Ils continuèrent à améliorer la stratégie de recherche de Chinook dite du "meilleur d'abord" qui lui permettait de ne faire qu'une fraction des calculs nécessaire pour simuler toutes les permutations possibles. Cela demanda à Schaeffer d'utiliser les capacités de calcul d'ordinateurs à travers le monde, étendant son expertise en calcul distribué. Il loua des machines partout, de la Suisse au laboratoire national Lawrence Livermore, un département majeur de l'énergie qui s'occupait d'armes nucléaires.

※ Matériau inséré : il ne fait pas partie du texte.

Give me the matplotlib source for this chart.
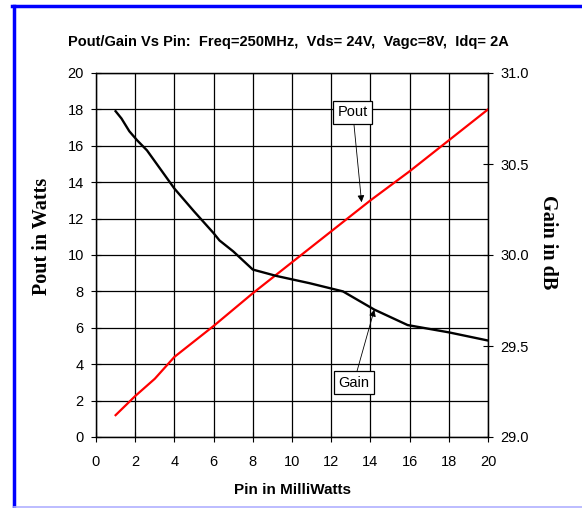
import matplotlib
matplotlib.use('Agg')
import matplotlib.pyplot as plt
from matplotlib.lines import Line2D

# Pout (W) vs Pin (mW)
pin_pout = [1, 2, 3, 4, 6, 8, 10, 12, 14, 16, 18, 20]
pout = [1.2, 2.25, 3.2, 4.4, 6.1, 7.9, 9.6, 11.3, 13.0, 14.6, 16.3, 18.0]

# Gain (dB) vs Pin (mW)
pin_gain = [1, 1.3, 1.7, 2.1, 2.6, 4, 5, 6, 6.3, 7, 8, 9.2, 10.9, 12.6, 14.2, 15.9, 18, 20]
gain = [30.79, 30.75, 30.68, 30.63, 30.575, 30.365, 30.24, 30.12, 30.08, 30.02,
        29.92, 29.885, 29.845, 29.80, 29.70, 29.615, 29.575, 29.53]

xticks = list(range(0, 21, 2))
yticks_left = list(range(0, 21, 2))
yticks_right = [29.0, 29.5, 30.0, 30.5, 31.0]

sans = ['Liberation Sans', 'DejaVu Sans']
serif = ['Liberation Serif', 'DejaVu Serif']

fig = plt.figure(figsize=(5.82, 5.08), dpi=100)
ax = fig.add_axes([96/582, 1-437/508, 392/582, 364/508])
ax2 = ax.twinx()

ax.plot(pin_pout, pout, color='#ff0000', lw=1.6, zorder=3)
ax2.plot(pin_gain, gain, color='black', lw=1.7, zorder=3)

ax.set_xlim(0, 20)
ax.set_ylim(0, 20)
ax2.set_ylim(29, 31)
ax.set_xticks(xticks)
ax.set_yticks(yticks_left)
ax2.set_yticks(yticks_right)
ax2.set_yticklabels(['%.1f' % v for v in yticks_right])
ax.grid(True, color='black', lw=0.9)
ax.set_axisbelow(True)

for a in (ax, ax2):
    a.tick_params(direction='inout', length=7.5, width=0.8, color='black',
                  labelsize=10.5, pad=5)
    for s in a.spines.values():
        s.set_linewidth(0.9)
    for lab in a.get_xticklabels() + a.get_yticklabels():
        lab.set_family(sans)
ax.tick_params(axis='x', pad=9)

ax.set_xlabel('Pin in MilliWatts', family=sans, fontsize=11,
              fontweight='bold', va='center')
ax.xaxis.set_label_coords(0.5, -0.145)
ax.set_ylabel('Pout in Watts', family=serif, fontsize=14.5, fontweight='bold',
              va='center')
ax.yaxis.set_label_coords(-0.138, 0.552)
ax2.set_ylabel('Gain in dB', family=serif, fontsize=14.5,
               fontweight='bold', rotation=270, va='center')
ax2.yaxis.set_label_coords(1.153, 0.536)

fig.text(0.495, 1-42/508, 'Pout/Gain Vs Pin:  Freq=250MHz,  Vds= 24V,  Vagc=8V,  Idq= 2A',
         ha='center', va='center', family=sans, fontsize=10.5, fontweight='bold')

box = dict(boxstyle='square,pad=0.3', fc='white', ec='black', lw=0.9)
arrow = dict(arrowstyle='-|>', color='black', lw=0.6, mutation_scale=10, shrinkA=0, shrinkB=0)
ax.annotate('Pout', xy=(13.55, 12.9), xytext=(13.1, 17.85), ha='center', va='center',
            family=sans, fontsize=10.5, bbox=box, arrowprops=arrow, zorder=5)
ax2.annotate('Gain', xy=(14.2, 29.70), xytext=(13.15, 29.298), ha='center', va='center',
             family=sans, fontsize=10.5, bbox=box, arrowprops=arrow, zorder=5)

# blue frame around the picture
fig.add_artist(Line2D([13.5/582, 13.5/582], [0, 1-5.5/508], color='#0000ff', lw=2.5,
                      transform=fig.transFigure))
fig.add_artist(Line2D([12/582, 1], [1-5.5/508, 1-5.5/508], color='#0000ff', lw=2.5,
                      transform=fig.transFigure))
fig.add_artist(Line2D([13.5/582, 1], [1.5/508, 1.5/508], color='#b0b0ff', lw=1.2,
                      transform=fig.transFigure))

fig.savefig('out.png', dpi=100)
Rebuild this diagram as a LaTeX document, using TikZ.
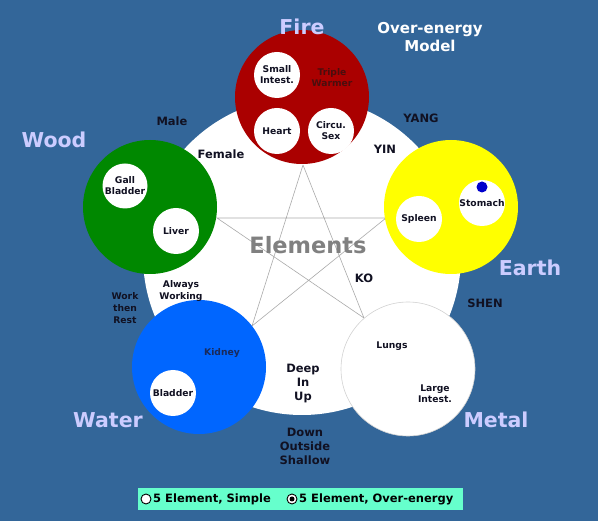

"Quelqu'un faisait tourner un programme nommé BOMB et moi je jouais aux dames." me dit Schaeffer. "C'était une situation très étrange. Le département de la sécurité aurait dû s'en préoccuper." Et ils l'étaient. Ils lui rendirent visite après avoir découvert les torrents de données sortant du laboratoire national d'Edmonton en Alberta.
Les performances des ordinateurs s'envolèrent au cours des années et ainsi les machines que Samuel avait à sa disposition. Comme les machines dont disposerait DeepMind. C'était un type d'intelligence étroit qui était développé, mais il faisait partie du long chemin de l'intelligence artificielle qui est censée révolutionner le monde au cours des prochaines décennies.
Schaeffer regarda sa tâche comme la continuation de celle de Samuel. Après son succès lors du championnat américain de 1990, il chercha à joindre le vieil homme pour partager sa joie. Malheureusement, Samuel venait de décéder, l'un des plus anciens développeurs encore actif. Né a Emporia, au Kansas en 1901, sa dernière authentification au réseau d'ordinateurs de Stanford datait de février 1990. Il avait vu l'essor de l'électricité, la sortie de la Ford modèle T, deux guerres mondiales, les humains sur la lune et les premières étincelles d'intelligence artificielle.
Finalement, en 2007, Schaeffer était en mesure d'annoncer dans le magazine Science qu'il avait travaillé sur le jeu de dames pendant 19 ans et qu'il l'avait résolu. La recherche en profondeur avait rejoint la base de fins de parties quelque part au milieu, comme un transcontinental de l'IA ayant les publications de haut niveau de Schaeffer comme moteur. Son équipe avait complètement calculé 19 des 300 ouvertures de compétition et elles suffisaient à démontrer que la partie était nulle si les deux adversaires jouaient parfaitement.
Le jeu de dames continue. Le sport a officiellement été conquis par les machines mais la vague de l'intelligence artificielle est partie et se heurter à des défis plus difficiles laissant les humains s'affronter les uns les autres comme au centre de conférence Honeysuckle Inn à Brandon au Missouri. Il y a encore des tournois, des champions et même des récompenses. Il y a un groupe de jeunes italiens en passe de dominer mondialement la discipline.
Schaeffer a laissé tomber les dames pour se reposer. Il travaille sur un livre à propos de l'histoire des ordinateurs aux échecs qui sortira en fin d'année. Il est doyen à l'université d'Alberta. "J'ai essayé de me départir des fantômes du passé mais reviennent sans cesse." me dit-il. "Je pense qu'ils seront une partie de moi jusqu'à la fin."
Mais avant cela, il lui reste une tâche à accomplir à propos du jeu de dames. "J'aimerais me rendre en pèlerinage à l'Ohio et visiter sa tombe", me dit Schaeffer.
La tombe ne possède qu'une simple pierre marquée Marion F. Tinsley. Dans le coin en haut à droite est dessiné un damier. Dans le coin en haut à gauche, une référence aux écritures, Hébreux 13:1 "Que l'amour fraternel subsiste."
Suivi par : "N'oubliez pas d'amuser les étrangers, certains pourraient ainsi amuser par inadvertance des anges". Imaginez Schaeffer, un de ces étrangers au début, complétant son pèlerinage et regardant cette tombe comme s'il sondait les profondeurs d'un puits. Pour Tinsley, le spirituel, la métaphore du jeu de dames comme puits sans fond était à la fois poétique et vraie. Mais Schaeffer, l'ingénieur, savait que nul puits n'en était exempt. Et les humains tenteront toujours d'en explorer les méandres.